Jeld-Wen Holding Inc. will close its interior and exterior door facility in Lexington, N.C., in December and has begun laying off all 135 employees.
The first round of job losses for workers of the Charlotte, N.C.-based window and door manufacturer began Oct. 28 and will continue through Dec. 27, according to the company's Oct. 28 letter to the North Carolina Department of Commerce.
The facility makes doors from fiberglass and other materials. Jeld-Wen sells fiberglass, wood and steel exterior doors as well as composite and wood interior doors.
"The closure is part of our global footprint rationalization and modernization program, which is designed to build efficiencies in our network and improve service and quality for our customers," a news statement from Jeld-Wen says.
"We have a comprehensive program in place to either retain talent or assist our employees with outplacement services as they transition from the company," the statement continues. "The Lexington facility closure will support our value of improving daily by doing everything we can to advance the way we operate and do business."
The Lexington plant had been operating since 1987, according to a local media report. Jeld-Wen bought the facility from Morgan Products in 1996. Fiberglass door production began there in 2005. The facility had about 195 employees as recently as November 2016.
However, Jeld-Wen officials have said reduced demand in residential new construction channels and "erratic order patterns" in the North American windows retail channel have hampered overall sales. The company reported revenue dropped 3.9 percent to $1.09 billion for the third quarter compared to the same period last year.

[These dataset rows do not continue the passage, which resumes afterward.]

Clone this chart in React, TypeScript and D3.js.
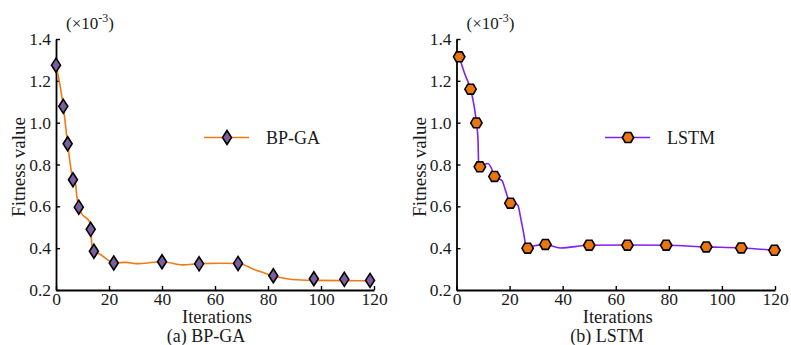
import * as d3 from "d3";
import { useEffect, useRef } from "react";

// BP-GA (panel a): marker positions and the traced fitness curve (x10^-3)
const bpMarkerIter = [0, 2.75, 4.4, 6.4, 8.6, 13.1, 14.3, 21.8, 40, 54, 68.7, 82, 97.3, 108.8, 118.5];
const bpMarkerFit = [1.275, 1.078, 0.899, 0.727, 0.596, 0.49, 0.385, 0.329, 0.335, 0.325, 0.327, 0.268, 0.254, 0.251, 0.246];
const bpLineIter = [0, 1.5, 2.75, 4.4, 6.4, 7.4, 7.8, 8.6, 9.6, 12.6, 13.1, 13.6, 14.3, 16.5, 21.8, 26.5, 30.3, 40, 47.8, 54, 61.6, 68.7, 75.3, 82, 89, 97.3, 108.8, 118.5];
const bpLineFit = [1.275, 1.18, 1.078, 0.899, 0.727, 0.705, 0.654, 0.596, 0.567, 0.527, 0.49, 0.41, 0.385, 0.372, 0.33, 0.332, 0.326, 0.335, 0.32, 0.326, 0.328, 0.327, 0.296, 0.268, 0.25, 0.246, 0.245, 0.244];

// LSTM (panel b)
const lstmMarkerIter = [1, 5.3, 7.5, 8.8, 14.3, 20.3, 26.8, 33.5, 50, 64.4, 79, 94.1, 107.3, 119.8];
const lstmMarkerFit = [1.315, 1.16, 0.999, 0.789, 0.743, 0.615, 0.4, 0.418, 0.414, 0.414, 0.414, 0.406, 0.401, 0.39];
const lstmLineIter = [1, 3.2, 5.3, 6.7, 7.5, 8.1, 8.3, 8.8, 10.5, 11.9, 13.4, 14.3, 16, 17.2, 18.4, 20.3, 22.2, 23.1, 24.1, 25.3, 26.1, 26.8, 29, 33.5, 39.1, 50, 64.4, 79, 94.1, 107.3, 119.8];
const lstmLineFit = [1.315, 1.23, 1.16, 1.075, 0.999, 0.92, 0.82, 0.789, 0.8, 0.805, 0.775, 0.743, 0.732, 0.722, 0.678, 0.615, 0.612, 0.606, 0.55, 0.471, 0.415, 0.4, 0.41, 0.418, 0.401, 0.414, 0.415, 0.414, 0.406, 0.401, 0.39];

const xTicks = [0, 20, 40, 60, 80, 100, 120];
const yTicks = [0.2, 0.4, 0.6, 0.8, 1.0, 1.2, 1.4];

const panels = [
  {
    x0: 56, x1: 374, caption: "(a) BP-GA", captionX: 206, label: "BP-GA",
    lineIter: bpLineIter, lineFit: bpLineFit, markIter: bpMarkerIter, markFit: bpMarkerFit,
    lineColor: "#f27a14", fill: "#7a5e9e", shape: "diamond", legendX: 204,
  },
  {
    x0: 456.5, x1: 775, caption: "(b) LSTM", captionX: 607, label: "LSTM",
    lineIter: lstmLineIter, lineFit: lstmLineFit, markIter: lstmMarkerIter, markFit: lstmMarkerFit,
    lineColor: "#7d22f2", fill: "#ea7410", shape: "hexagon", legendX: 605,
  },
];

const FONT = "'Liberation Serif', 'Times New Roman', serif";

const diamond = "M0,-7L4.5,0L0,7L-4.5,0Z";
const hexagon = (() => {
  const r = 5.7;
  const pts = d3.range(6).map((i) => {
    const a = (Math.PI / 3) * i;
    return [r * Math.cos(a), r * Math.sin(a)];
  });
  return "M" + pts.map((p) => p.join(",")).join("L") + "Z";
})();

const App = () => {
  const ref = useRef<SVGSVGElement>(null);

  useEffect(() => {
    const svg = d3.select(ref.current);
    const yTop = 39;
    const yBot = 290;

    panels.forEach((p) => {
      const x = d3.scaleLinear().domain([0, 120]).range([p.x0, p.x1]);
      const y = d3.scaleLinear().domain([0.2, 1.4]).range([yBot, yTop]);
      const g = svg.append("g").style("font-family", FONT);

      // axes, ticks inward
      const xAxis = g
        .append("g")
        .attr("transform", `translate(0,${yBot})`)
        .call(d3.axisBottom(x).tickValues(xTicks).tickSizeInner(-4).tickSizeOuter(0).tickPadding(3));
      const yAxis = g
        .append("g")
        .attr("transform", `translate(${p.x0},0)`)
        .call(
          d3.axisLeft(y).tickValues(yTicks).tickFormat(d3.format(".1f")).tickSizeInner(-4).tickSizeOuter(0).tickPadding(5)
        );
      [xAxis, yAxis].forEach((a) => {
        a.attr("font-family", FONT).attr("font-size", 17.5);
        a.select(".domain").attr("stroke", "#000").attr("stroke-width", 1.8);
        a.selectAll(".tick line").attr("stroke", "#000").attr("stroke-width", 1.4);
        a.selectAll(".tick text").attr("fill", "#1a1a1a");
      });

      // exponent note
      const note = g
        .append("text")
        .attr("x", p.x0 + 10)
        .attr("y", 29)
        .style("font-size", "17px")
        .attr("fill", "#1a1a1a");
      note.append("tspan").text("(×10");
      note.append("tspan").attr("dy", -7).style("font-size", "12px").text("-3");
      note.append("tspan").attr("dy", 7).text(")");

      // axis titles
      g.append("text")
        .attr("transform", `translate(${p.x0 - 31},167) rotate(-90)`)
        .attr("text-anchor", "middle")
        .style("font-size", "19px")
        .attr("fill", "#1a1a1a")
        .text("Fitness value");
      g.append("text")
        .attr("x", (p.x0 + p.x1) / 2 + 2)
        .attr("y", 323)
        .attr("text-anchor", "middle")
        .style("font-size", "18.5px")
        .attr("fill", "#1a1a1a")
        .text("Iterations");
      g.append("text")
        .attr("x", p.captionX)
        .attr("y", 341.5)
        .attr("text-anchor", "middle")
        .style("font-size", "18px")
        .attr("fill", "#1a1a1a")
        .text(p.caption);

      // curve
      const pts = p.lineIter.map((it, i) => [it, p.lineFit[i]] as [number, number]);
      const line = d3
        .line<[number, number]>()
        .x((d) => x(d[0]))
        .y((d) => y(d[1]))
        .curve(d3.curveMonotoneX);
      g.append("path")
        .attr("d", line(pts))
        .attr("fill", "none")
        .attr("stroke", p.lineColor)
        .attr("stroke-width", 1.6);

      const shape = p.shape === "diamond" ? diamond : hexagon;
      g.selectAll(".mk")
        .data(p.markIter.map((it, i) => [it, p.markFit[i]]))
        .enter()
        .append("path")
        .attr("transform", (d) => `translate(${x(d[0])},${y(d[1])})`)
        .attr("d", shape)
        .attr("fill", p.fill)
        .attr("stroke", "#000")
        .attr("stroke-width", 1.6);

      // legend
      const ly = 137.5;
      g.append("line")
        .attr("x1", p.legendX)
        .attr("x2", p.legendX + 45)
        .attr("y1", ly)
        .attr("y2", ly)
        .attr("stroke", p.lineColor)
        .attr("stroke-width", 1.6);
      g.append("path")
        .attr("transform", `translate(${p.legendX + 23},${ly})`)
        .attr("d", shape)
        .attr("fill", p.fill)
        .attr("stroke", "#000")
        .attr("stroke-width", 1.6);
      g.append("text")
        .attr("x", p.legendX + 62)
        .attr("y", ly + 6)
        .style("font-size", "18px")
        .attr("fill", "#1a1a1a")
        .text(p.label);
    });

    return () => {
      svg.selectAll("*").remove();
    };
  }, []);

  return <svg ref={ref} width={791} height={345} style={{ position: "absolute", left: 0, top: 0, background: "#fff" }} />;
};

export default App;
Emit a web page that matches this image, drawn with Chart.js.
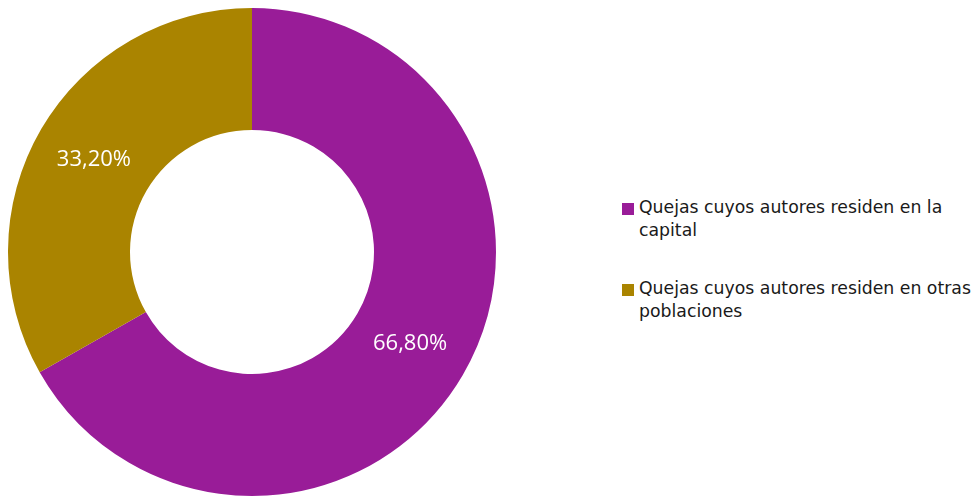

Jeld-Wen President and CEO Gary S. Michel said in an Oct. 10 news release that he is disappointed in the preliminary quarterly results, which were primarily driven by soft demand in North America and further deterioration of housing activity in Australia and New Zealand.
"I believe the issues that impacted our third quarter results underscore the urgency to continue to implement our strategy, reduce our cost structure, eliminate complexity in our operations, and increase agility throughout the organization," Michel said.
For the full year of 2019, he expects a 2 percent decline in revenue.
At the Lexington facility, all employees have been informed of their separation dates. The job positions being eliminated include 27 lay-up assemblers and their support, 24 general production workers, 17 cell assemblers and five material handlers.